DETAILED DESCRIPTION

[0047] The representation in the figures is schematic and is not true to scale. If the same reference numerals are used in the various figures, these denote the same or similar elements.

[0048] FIG. 1 shows a method for a vehicle 1 for executing a first lane change 21 and a subsequent second lane change 22 to the original lane of the vehicle 1. This method comprises the following steps: calculation S1 of information relating to lanes 50a, 50b and other road users by a sensor arrangement 11; calculation S2 of movement paths for the first lane change 21 and the subsequent second lane change 22 to the original lane 50a by an arithmetic and logic unit 12; performance S3 of an input at an input unit (14) by the vehicle driver; and execution S4 of the lane changes 21, 22 calculated by the arithmetic and logic unit 12 and initiated by the vehicle driver upon receipt of a signal from the arithmetic and logic unit 12 by the actuator unit 15 by means of steering movements of the vehicle 1.

[0049] FIG. 2 shows a vehicle 1 having a lane change assistant comprising a sensor arrangement 11, an arithmetic and logic unit 12, a notification unit 13, an input unit 14, and an actuator unit 15.

[0050] FIG. 3 shows one possible embodiment example for carrying out the lane changes with a vehicle 1. To this end, there are two lanes, the right lane 50a and the left lane 50b. The vehicle may initially be located in the right lane 50a in this example, when the obstacle 30 is detected by the sensor arrangement 11. The right lane 50a is therefore the original lane. In this example, the left lane 50b is a second lane in the same direction as the first lane 50a. The example applies to countries in which vehicles drive on the right.

[0051] The first lane 50a is thus nominally the slower lane, and the second lane 50b is the nominal overtaking lane. Since the speed of the vehicle 1 is greater than the speed of the obstacle 30, and the sensor arrangement 11 of the vehicle 1 also detects this, the arithmetic and logic unit 12 calculates a possible overtaking maneuver which consists of two lane changes 21, 22. Since those sensors of the sensor arrangement 11, which are directed towards the side and slightly diagonally towards the rear, do not detect any further obstacles in the second lane 50b, this is observed to be free.
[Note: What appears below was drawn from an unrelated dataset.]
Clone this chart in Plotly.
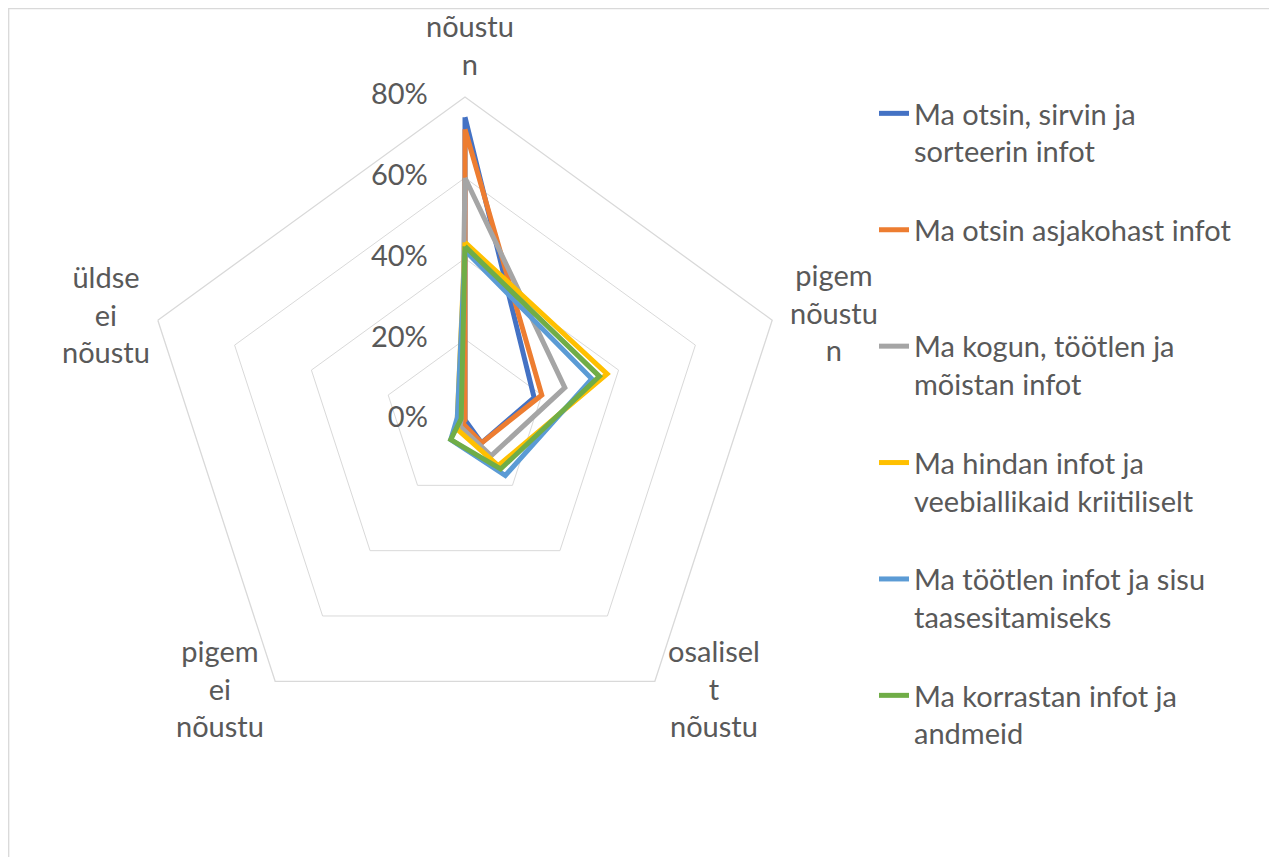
import plotly.graph_objects as go

categories = ["nõustun", "pigem nõustun", "osaliselt nõustu", "pigem ei nõustu", "üldse ei nõustu"]
category_labels = ["nõustu<br>n", "pigem<br>nõustu<br>n", "osalisel<br>t<br>nõustu",
                   "pigem<br>ei<br>nõustu", "üldse<br>ei<br>nõustu"]

series_names = [
    "Ma otsin, sirvin ja<br>sorteerin infot",
    "Ma otsin asjakohast infot<br> ",
    "Ma kogun, töötlen ja<br>mõistan infot",
    "Ma hindan infot ja<br>veebiallikaid kriitiliselt",
    "Ma töötlen infot ja sisu<br>taasesitamiseks",
    "Ma korrastan infot ja<br>andmeid",
]
otsin_sirvin = [0.75, 0.18, 0.07, 0.00, 0.00]
otsin_asjakohast = [0.72, 0.20, 0.07, 0.01, 0.00]
kogun = [0.60, 0.26, 0.11, 0.02, 0.01]
hindan = [0.44, 0.37, 0.14, 0.03, 0.02]
tootlen = [0.42, 0.33, 0.17, 0.06, 0.02]
korrastan = [0.43, 0.35, 0.15, 0.06, 0.01]

radial_ticks = [0, 0.2, 0.4, 0.6, 0.8]
radial_ticktext = ["0%", "20%", "40%", "60%", "80%"]

colors = ["#4472C4", "#ED7D31", "#A5A5A5", "#FFC000", "#5B9BD5", "#70AD47"]
all_values = [otsin_sirvin, otsin_asjakohast, kogun, hindan, tootlen, korrastan]

W, H = 1277, 857
cx, cy, R = 457, 412, 323
FONT = "Lato, Open Sans, sans-serif"
GREY_TEXT = "#595959"
FS = 29

fig = go.Figure()

# radial tick labels, placed left of the vertical axis
# (plotly drops a text point sitting exactly on the pole, so nudge it by a hair)
pad = "\u00a0" * 5
fig.add_trace(go.Scatterpolar(
    r=[max(v, 0.0005) for v in radial_ticks],
    theta=[categories[0]] * len(radial_ticks),
    mode="text",
    text=[t + pad for t in radial_ticktext],
    textposition="middle left",
    textfont=dict(family=FONT, size=FS, color=GREY_TEXT),
    showlegend=False, hoverinfo="skip", cliponaxis=False,
))

for i, (name, vals) in enumerate(zip(series_names, all_values)):
    fig.add_trace(go.Scatterpolar(
        r=vals + vals[:1],
        theta=categories + categories[:1],
        mode="lines",
        name=name,
        legendgroup=str(i),
        line=dict(color=colors[i], width=5),
    ))

# category label positions (px from top-left), Excel-style centred blocks
label_pos = [(462, 36), (826, 304), (706, 680), (212, 680), (98, 306)]
annotations = [
    dict(text=lab, x=px / W, y=1 - py / H, xref="paper", yref="paper",
         xanchor="center", yanchor="middle", align="center", showarrow=False,
         font=dict(family=FONT, size=FS, color=GREY_TEXT))
    for lab, (px, py) in zip(category_labels, label_pos)
]

fig.update_layout(
    width=W, height=H,
    paper_bgcolor="white",
    font=dict(family=FONT, color=GREY_TEXT, size=FS),
    margin=dict(l=0, r=0, t=0, b=0),
    polar=dict(
        domain=dict(x=[(cx - R) / W, (cx + R) / W], y=[1 - (cy + R) / H, 1 - (cy - R) / H]),
        gridshape="linear",
        bgcolor="white",
        angularaxis=dict(
            direction="clockwise", rotation=90,
            categoryorder="array", categoryarray=categories,
            showgrid=False, linecolor="#d9d9d9", linewidth=1.3,
            ticks="", showticklabels=False,
        ),
        radialaxis=dict(
            range=[0, 0.8], angle=90,
            tickvals=radial_ticks[1:], showticklabels=False,
            showline=False, ticks="", gridcolor="#d9d9d9", gridwidth=1.3,
        ),
    ),
    legend=dict(
        x=866 / W, y=1 - 80 / H, xanchor="left", yanchor="top",
        font=dict(family=FONT, size=FS, color=GREY_TEXT),
        tracegroupgap=38, valign="top",
        bgcolor="rgba(0,0,0,0)",
    ),
    annotations=annotations,
    # chart-area border (page body adds ~8px offset)
    shapes=[dict(type="rect", xref="paper", yref="paper",
                 x0=0.7 / W, x1=1263 / W, y0=-0.02, y1=1 - 0.7 / H,
                 line=dict(color="#d9d9d9", width=1.3))],
)

fig.write_html("out.html")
[0052] The arithmetic and logic unit 12 therefore calculates two lane changes 21, 22, with the second lane change 22 being directed back to the right lane 50a, and sends a notification signal to the notification unit 13. The notification unit 13 communicates the possible lane changes 21, 22 to the vehicle driver. Subsequently, the vehicle driver can himself decide, possibly after examining the traffic situation, whether he agrees to the proposed lane changes 21, 22. If the vehicle driver agrees to the proposed lane changes 21, 22, he communicates this to the vehicle 1 by means of the input unit 14. A signal with the information affirming the possible lane changes is transmitted to the arithmetic and logic unit 12 by the input unit 14. The arithmetic and logic unit 12 can then forward suitable signals to the actuator unit 15 in order to carry out the lane changes 21, 22.
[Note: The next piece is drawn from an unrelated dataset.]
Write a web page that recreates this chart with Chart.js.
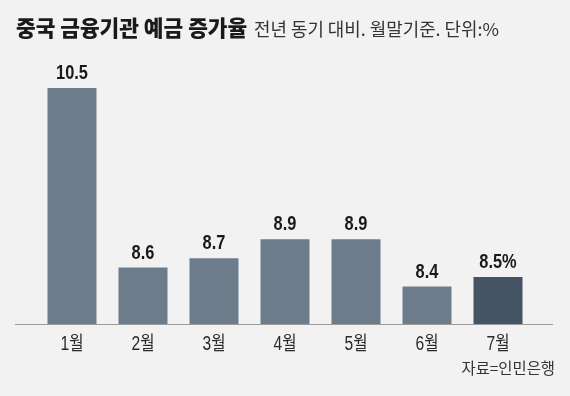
<!DOCTYPE html>
<html>
<head>
<meta charset="utf-8">
<script src="https://cdn.jsdelivr.net/npm/chart.js@4.4.1/dist/chart.umd.min.js"></script>
<style>
  html, body { margin: 0; padding: 0; background: #f2f2f2; }
  #wrap { position: relative; width: 570px; height: 396px; overflow: hidden; background: #f2f2f2; }
  canvas { position: absolute; left: 0; top: 0; }
  .t { position: absolute; white-space: nowrap; font-family: 'Noto Sans CJK KR', sans-serif; }
  #title { left: 16px; top: 16px; font-size: 21.4px; line-height: 21.4px; font-weight: 900; color: #1a1a1a; }
  #sub { left: 254px; top: 19.6px; font-size: 17.9px; line-height: 17.9px; font-weight: 400; color: #333; }
  #src { right: 15px; top: 360px; font-size: 15.4px; line-height: 15.4px; color: #333; }
</style>
</head>
<body>
<div id="wrap">
  <canvas id="c" width="570" height="396"></canvas>
  <div class="t" id="title">중국 금융기관 예금 증가율</div>
  <div class="t" id="sub">전년 동기 대비. 월말기준. 단위:%</div>
  <div class="t" id="src">자료=인민은행</div>
</div>
<script>
const categories = ['1월', '2월', '3월', '4월', '5월', '6월', '7월'];
const values = [10.5, 8.6, 8.7, 8.9, 8.9, 8.4, 8.5];
const valueLabels = ['10.5', '8.6', '8.7', '8.9', '8.9', '8.4', '8.5%'];
const barColors = ['#6d7c8b', '#6d7c8b', '#6d7c8b', '#6d7c8b', '#6d7c8b', '#6d7c8b', '#455464'];

const numFont = "'Liberation Sans', 'Noto Sans CJK KR', sans-serif";

function narrowText(ctx, text, x, y, sx) {
  ctx.save();
  ctx.translate(x, y);
  ctx.scale(sx, 1);
  ctx.fillText(text, 0, 0);
  ctx.restore();
}

const labelPlugin = {
  id: 'labels',
  afterDatasetsDraw(chart) {
    const ctx = chart.ctx;
    const meta = chart.getDatasetMeta(0);
    const yScale = chart.scales.y;
    const xScale = chart.scales.x;
    const base = yScale.getPixelForValue(yScale.min);
    ctx.save();
    // baseline
    ctx.strokeStyle = '#9a9a9a';
    ctx.lineWidth = 1;
    ctx.beginPath();
    ctx.moveTo(15, Math.round(base) + 0.5);
    ctx.lineTo(553, Math.round(base) + 0.5);
    ctx.stroke();
    // value labels
    ctx.fillStyle = '#1a1a1a';
    ctx.font = "bold 21px " + numFont;
    ctx.textAlign = 'center';
    ctx.textBaseline = 'alphabetic';
    meta.data.forEach((bar, i) => {
      narrowText(ctx, valueLabels[i], bar.x, bar.y - 9, 0.78);
    });
    // category labels from the x scale
    ctx.fillStyle = '#2a2a2a';
    ctx.font = "19.5px " + numFont;
    xScale.ticks.forEach((t, i) => {
      const x = xScale.getPixelForTick(i);
      narrowText(ctx, xScale.getLabelForValue(t.value), x, base + 25.5, 0.8);
    });
    ctx.restore();
  }
};

new Chart(document.getElementById('c'), {
  type: 'bar',
  data: {
    labels: categories,
    datasets: [{
      data: values,
      backgroundColor: barColors,
      borderWidth: 0,
      categoryPercentage: 1,
      barPercentage: 0.69
    }]
  },
  options: {
    responsive: false,
    animation: false,
    events: [],
    layout: { padding: { left: 36.5, right: 36.5, top: 40.8, bottom: 0 } },
    plugins: { legend: { display: false }, tooltip: { enabled: false } },
    scales: {
      x: {
        grid: { display: false },
        border: { display: false },
        ticks: { display: false },
        afterFit(scale) { scale.height = 71.7; }
      },
      y: {
        display: false,
        min: 8,
        max: 11
      }
    }
  },
  plugins: [labelPlugin]
});
</script>
</body>
</html>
[0053] It may be possible that the arithmetic and logic unit 12 and the actuator unit 15, together with the sensor arrangement 11, continue to interact during the carrying out of the lane changes 21, 22, since it is basically a control engineering task to also make the lane changes 21, 22 as planned. This may require some corrections by the actuator unit 15, since it is impossible to capture all of the disturbance variables completely from the outset. Examples of disturbance variables can be gusts from the side, road surface undulations, unevenness of the road surface, and asymmetry in the wheel suspension or curves in the road, which the actuators on the vehicle steering can counter.

[0054] Following a positive confirmation, the first lane change 21 is then initiated by steering the vehicle 1, in particular by the actuator unit 15. The positive confirmation by the vehicle driver may, in this example, be provided by actuating the direction-indicator control, i.e. by indicating left. The lane change 21 can be composed, for example, of two arcs in opposite directions and one transient phase each at the start and at the end of the lane change 21 and in the reversal of the steering direction from “steer left” to “steer right”. The vehicle 1 is then located in the second lane 50b and accelerates as of the first lane change 21. The sensor arrangement detects that the obstacle 30 has been passed and reports this to the arithmetic and logic unit 12.
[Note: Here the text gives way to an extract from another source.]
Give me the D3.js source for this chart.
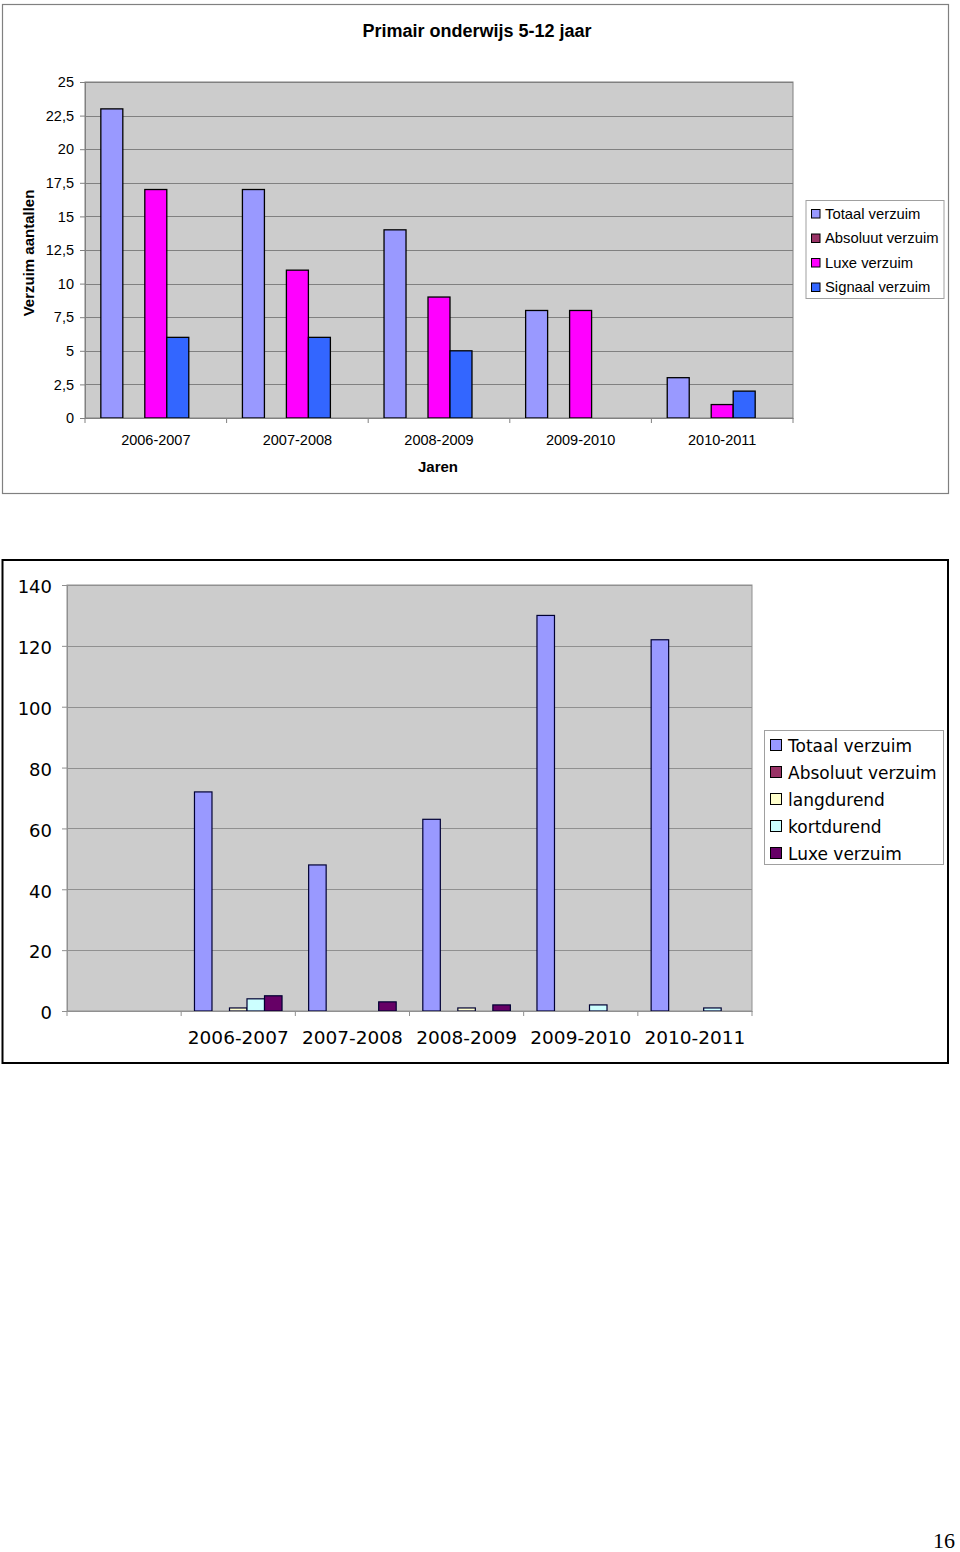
<!DOCTYPE html>
<html>
<head>
<meta charset="utf-8">
<script src="https://cdn.jsdelivr.net/npm/d3@7/dist/d3.min.js"></script>
<style>
  html, body { margin: 0; padding: 0; background: #fff; }
  svg { display: block; }
</style>
</head>
<body>
<svg id="page" width="960" height="1552"></svg>
<script>
// ---------- DATA: chart 1 ----------
const title1 = "Primair onderwijs 5-12 jaar";
const categories1 = ["2006-2007", "2007-2008", "2008-2009", "2009-2010", "2010-2011"];
const series1 = ["Totaal verzuim", "Absoluut verzuim", "Luxe verzuim", "Signaal verzuim"];
const totaal1   = [23, 17, 14, 8, 3];
const absoluut1 = [0, 0, 0, 0, 0];
const luxe1     = [17, 11, 9, 8, 1];
const signaal1  = [6, 6, 5, 0, 2];
const yTicks1 = [0, 2.5, 5, 7.5, 10, 12.5, 15, 17.5, 20, 22.5, 25];
const colors1 = ["#9999ff", "#993366", "#ff00ff", "#3366ff"];

// ---------- DATA: chart 2 ----------
const categories2 = ["", "2006-2007", "2007-2008", "2008-2009", "2009-2010", "2010-2011"];
const series2 = ["Totaal verzuim", "Absoluut verzuim", "langdurend", "kortdurend", "Luxe verzuim"];
const totaal2     = [0, 72, 48, 63, 130, 122];
const absoluut2   = [0, 0, 0, 0, 0, 0];
const langdurend2 = [0, 1, 0, 1, 0, 0];
const kortdurend2 = [0, 4, 0, 0, 2, 1];
const luxe2       = [0, 5, 3, 2, 0, 0];
const yTicks2 = [0, 20, 40, 60, 80, 100, 120, 140];
const colors2 = ["#9999ff", "#993366", "#ffffcc", "#ccffff", "#660066"];

const svg = d3.select("#page");

// ================= CHART 1 =================
(function () {
  const values = [totaal1, absoluut1, luxe1, signaal1];
  const F = "'Liberation Sans', Arial, sans-serif";
  const g = svg.append("g");
  g.append("rect").attr("x", 2.5).attr("y", 4.5).attr("width", 946).attr("height", 489)
    .attr("fill", "#fff").attr("stroke", "#808080").attr("stroke-width", 1.2);

  const L = 85, R = 793, T = 82, B = 418;
  const x0 = d3.scaleBand().domain(categories1).range([L, R]).paddingInner(0).paddingOuter(0);
  const slots = [...series1, "_leeg"];
  const x1 = d3.scaleBand().domain(slots).range([0, x0.bandwidth()]).paddingInner(0).paddingOuter(0.72);
  const y = d3.scaleLinear().domain([0, 25]).range([B, T]);

  g.append("rect").attr("x", L).attr("y", T).attr("width", R - L).attr("height", B - T)
    .attr("fill", "#cccccc").attr("stroke", "#808080").attr("stroke-width", 1);

  g.append("g").selectAll("line").data(yTicks1.filter(d => d > 0)).join("line")
    .attr("x1", L).attr("x2", R).attr("y1", d => Math.round(y(d)) + 0.5).attr("y2", d => Math.round(y(d)) + 0.5)
    .attr("stroke", "#808080").attr("stroke-width", 1);

  series1.forEach((s, si) => {
    g.append("g").selectAll("rect").data(categories1.map((c, i) => ({ c, v: values[si][i] })).filter(d => d.v > 0))
      .join("rect")
      .attr("x", d => x0(d.c) + x1(s))
      .attr("y", d => y(d.v))
      .attr("width", x1.bandwidth())
      .attr("height", d => B - y(d.v))
      .attr("fill", colors1[si]).attr("stroke", "#000").attr("stroke-width", 1.3);
  });

  const yAxis = d3.axisLeft(y).tickValues(yTicks1).tickSize(5).tickPadding(6)
    .tickFormat(d => String(d).replace(".", ","));
  const ya = g.append("g").attr("transform", `translate(${L},0)`).call(yAxis);
  ya.select(".domain").attr("stroke", "#808080");
  ya.selectAll(".tick line").attr("stroke", "#808080");
  ya.selectAll("text").attr("font-family", F).attr("font-size", 14.5).attr("fill", "#000");

  const xAxis = d3.axisBottom(x0).tickSize(0).tickPadding(17);
  const xa = g.append("g").attr("transform", `translate(0,${B})`).call(xAxis);
  xa.select(".domain").attr("stroke", "#808080");
  xa.selectAll("text").attr("font-family", F).attr("font-size", 14.5).attr("fill", "#000");
  g.append("g").selectAll("line").data(categories1.concat(["_end"])).join("line")
    .attr("x1", (d, i) => L + i * x0.step()).attr("x2", (d, i) => L + i * x0.step())
    .attr("y1", B).attr("y2", B + 5).attr("stroke", "#808080");

  g.append("text").attr("x", 477).attr("y", 37).attr("text-anchor", "middle")
    .attr("font-family", F).attr("font-weight", "bold").attr("font-size", 18).text(title1);
  g.append("text").attr("transform", "translate(34,253) rotate(-90)").attr("text-anchor", "middle")
    .attr("font-family", F).attr("font-weight", "bold").attr("font-size", 15).text("Verzuim aantallen");
  g.append("text").attr("x", 438).attr("y", 472).attr("text-anchor", "middle")
    .attr("font-family", F).attr("font-weight", "bold").attr("font-size", 15).text("Jaren");

  const lg = g.append("g");
  lg.append("rect").attr("x", 806).attr("y", 200.5).attr("width", 138).attr("height", 98)
    .attr("fill", "#fff").attr("stroke", "#a0a0a0");
  series1.forEach((s, i) => {
    const yy = 209 + i * 24.5;
    lg.append("rect").attr("x", 811.5).attr("y", yy + 0.5).attr("width", 8.5).attr("height", 8.5)
      .attr("fill", colors1[i]).attr("stroke", "#000");
    lg.append("text").attr("x", 825).attr("y", yy + 9.5).attr("font-family", F).attr("font-size", 14.8).text(s);
  });
})();

// ================= CHART 2 =================
(function () {
  const values = [totaal2, absoluut2, langdurend2, kortdurend2, luxe2];
  const F = "'DejaVu Sans', Verdana, sans-serif";
  const g = svg.append("g");
  g.append("rect").attr("x", 2.5).attr("y", 560).attr("width", 945.5).attr("height", 503)
    .attr("fill", "#fff").attr("stroke", "#000").attr("stroke-width", 2);

  const L = 67, R = 752, T = 585, B = 1011;
  const x0 = d3.scaleBand().domain(categories2).range([L, R]).paddingInner(0).paddingOuter(0);
  const x1 = d3.scaleBand().domain(series2).range([0, x0.bandwidth()]).paddingInner(0).paddingOuter(0.76);
  const y = d3.scaleLinear().domain([0, 140]).range([B, T]);

  g.append("rect").attr("x", L).attr("y", T).attr("width", R - L).attr("height", B - T)
    .attr("fill", "#cccccc").attr("stroke", "#909090").attr("stroke-width", 1);

  g.append("g").selectAll("line").data(yTicks2.filter(d => d > 0)).join("line")
    .attr("x1", L).attr("x2", R).attr("y1", d => Math.round(y(d)) + 0.5).attr("y2", d => Math.round(y(d)) + 0.5)
    .attr("stroke", "#909090").attr("stroke-width", 1);

  series2.forEach((s, si) => {
    g.append("g").selectAll("rect").data(categories2.map((c, i) => ({ c, v: values[si][i] })).filter(d => d.v > 0))
      .join("rect")
      .attr("x", d => x0(d.c) + x1(s))
      .attr("y", d => y(d.v))
      .attr("width", x1.bandwidth())
      .attr("height", d => B - y(d.v))
      .attr("fill", colors2[si]).attr("stroke", "#000033").attr("stroke-width", 1.2);
  });

  const yAxis = d3.axisLeft(y).tickValues(yTicks2).tickSize(5).tickPadding(10);
  const ya = g.append("g").attr("transform", `translate(${L},2)`).call(yAxis);
  ya.select(".domain").attr("stroke", "#909090").attr("transform", "translate(0,-2)");
  ya.selectAll(".tick line").attr("stroke", "#909090").attr("transform", "translate(0,-2)");
  ya.selectAll("text").attr("font-family", F).attr("font-size", 18).attr("fill", "#000");

  const xAxis = d3.axisBottom(x0).tickSize(0).tickPadding(20);
  const xa = g.append("g").attr("transform", `translate(0,${B})`).call(xAxis);
  xa.select(".domain").attr("stroke", "#909090");
  xa.selectAll("text").attr("font-family", F).attr("font-size", 18.5).attr("fill", "#000");
  g.append("g").selectAll("line").data(categories2.concat(["_end"])).join("line")
    .attr("x1", (d, i) => L + i * x0.step()).attr("x2", (d, i) => L + i * x0.step())
    .attr("y1", B).attr("y2", B + 5).attr("stroke", "#909090");

  const lg = g.append("g");
  lg.append("rect").attr("x", 764.5).attr("y", 730.5).attr("width", 179).attr("height", 134)
    .attr("fill", "#fff").attr("stroke", "#a0a0a0");
  series2.forEach((s, i) => {
    const yy = 739 + i * 27;
    lg.append("rect").attr("x", 770.5).attr("y", yy + 0.5).attr("width", 11).attr("height", 11)
      .attr("fill", colors2[i]).attr("stroke", "#000");
    lg.append("text").attr("x", 788).attr("y", yy + 12.5).attr("font-family", F).attr("font-size", 17).text(s);
  });
})();

svg.append("text").attr("x", 955).attr("y", 1548).attr("text-anchor", "end")
  .attr("font-family", "'Liberation Serif', 'Times New Roman', serif").attr("font-size", 22).text("16");
</script>
</body>
</html>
[0055] The arithmetic and logic unit 12 continues to list the second lane change 22′ as a task which still has to be carried out, which is to be executed as soon as the obstacle 30 has been overtaken at a sufficient distance. However, in this example, after passing the obstacle 30, the sensor arrangement 11 may detect a further obstacle 31 and, at the same time, capture the distance between the obstacle 30 and the obstacle 31, and transmit this to the arithmetic and logic unit 12. In this example, the distance between the two obstacles 30, 31 is estimated by the arithmetic and logic unit as being too short to carry out a safe second lane change 22′ behind the first obstacle 30. The lane change 22′ is therefore discarded by the arithmetic and logic unit, and a second lane change 22 behind the second obstacle 31 is scheduled by the arithmetic and logic unit 12. This can also be communicated to the vehicle driver by means of the notification unit 13. The vehicle 1 therefore remains in the second lane 50b until the sensor arrangement 11 transmits the overtaking of the obstacle 31 at a sufficient distance to the arithmetic and logic unit 12.

[0056] Once this event has occurred, the arithmetic and logic unit 12 transmits a command to change lanes to the actuator unit 15, wherein this lane change 22 is directed back to the original lane 50a of the vehicle 1. The vehicle 1 therefore automatically carries out the second lane change 22 and is back in the original lane 50a.

[0057] The foregoing preferred embodiments have been shown and described for the purposes of illustrating the structural and functional principles of the present invention, as well as illustrating the methods of employing the preferred embodiments and are subject to change without departing from such principles. Therefore, this invention includes all modifications encompassed within the scope of the following claims.